Hari-hari sibuk di Umi Nii Baki-Koro'oto telah berakhir. Semua kembali pada situasi normal dan dalam rutinitas tugas keseharian. Urusan rumah tangga dan tugas-tugas di luar rumah. Mengingatkan anak-anak tentang hari-hari belajar efektif di sekolah dan kampus, terutama yang sedang dalam tugas akhir.
Minggu (29/1/22), seorang pendeta GMIT memasuki masa pensiun. Undangan disebar agar kiranya dapat mengikuti kebaktian purnalayan sang pendeta. Kabar tentang pensiunnya pendeta ini telah ada dalam ingatan beberapa waktu lalu. Ini terjadi karena ada satu tugas kecil yang kami dapatkan untuk menyokong acara. Tugas itu yakni membawa rombongan pemuda untuk menjadi petugas penyambut tamu dengan tutur budaya yang disebut seni berbicara (art of speech).

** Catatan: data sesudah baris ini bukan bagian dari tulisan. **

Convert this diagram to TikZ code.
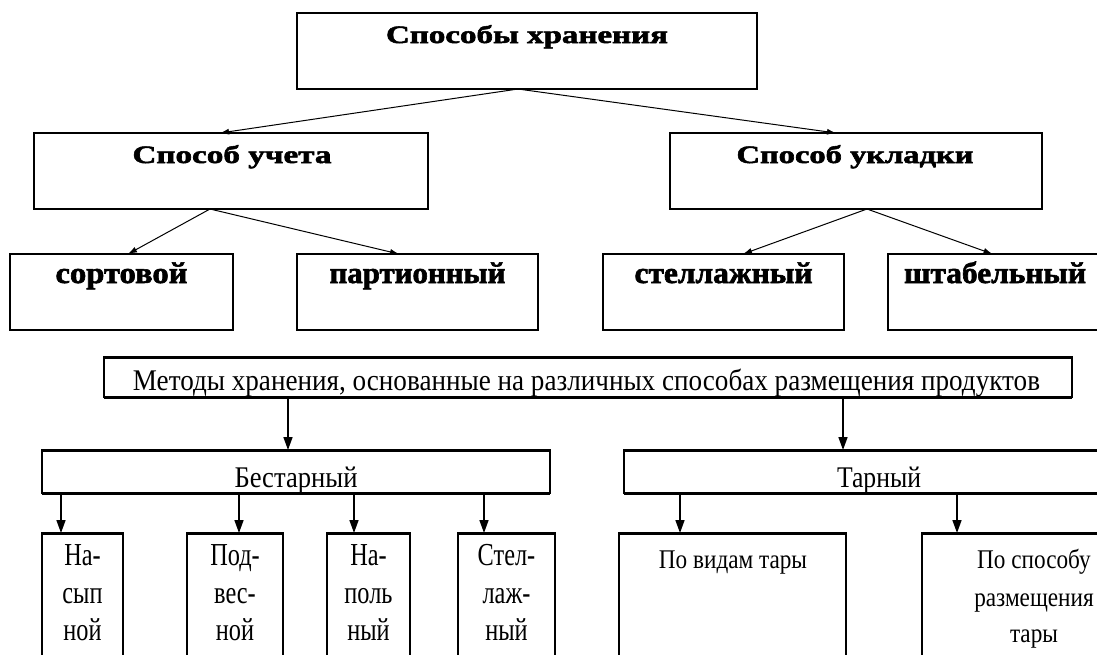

Seni berbicara yang dimaksud ini dalam komunitas pengguna Bahasa Meto' ada ragamnya yakni aa' asramat (Amarasi); basan (Amfo'an, Helong), natoni (Amanuban, Molo, Amanatun), takanab (Biboki, Insana, Miomafo). Semua ini menggunakan pendekatan yang sama; ada pemimpinnya yang disebut A'a'aat, dan kelompok yang dipimpin, disebut Aseter.
Contoh video berisi aa' asramat lainnya yang menggunakan pendekatan yang sama seperti ini.
Dalam video ini terlihat anak-anak PAUD/TK yang menyambut seorang pejabat dari Dinas Pendidikan dan Kebudayaan Kabupaten Kupang. Anak-anak ini dipimpin oleh seorang anak (siswa SD) yang duduk di kelas 5. Anak-anak PAUD/TK ini, pada saat penulis menulis artikel ini, mereka sudah duduk di kelas 6 SD.
Mengapa mengizinkan berbahasa daerah?
Bahasa daerah mulai terancam punah. Ancaman kepunahan ini terjadi karena banyak faktornya. Satu dua konferensi internasional yang membahas bahasa yang terancam punah sempat penulis hadiri. Itulah sebabnya penulis sebagai guru mengizinkan para siswa berbicara bahasa daerah di lingkungan sekolah.
Penulis dan rekan-rekan guru, atau anggota majelis gereja, serta pemangku pemerintah desa terus menggiatkan penggunaan bahasa daerah dan budaya seni berbicara ini. Setiap kegiatan formal di dalam desa, atau di sekitar desa, kami akan sempatkan untuk menyapa dengan seni berbicara ini.
Bukan itu saja, terdapat pula tarian massal yang lama tidak dihidupkan. Penulis memotivasi majelis gereja untuk menerima tarian massal dengan lagunya yang bernuansa religi. Mereka menerimanya dengan sukacita.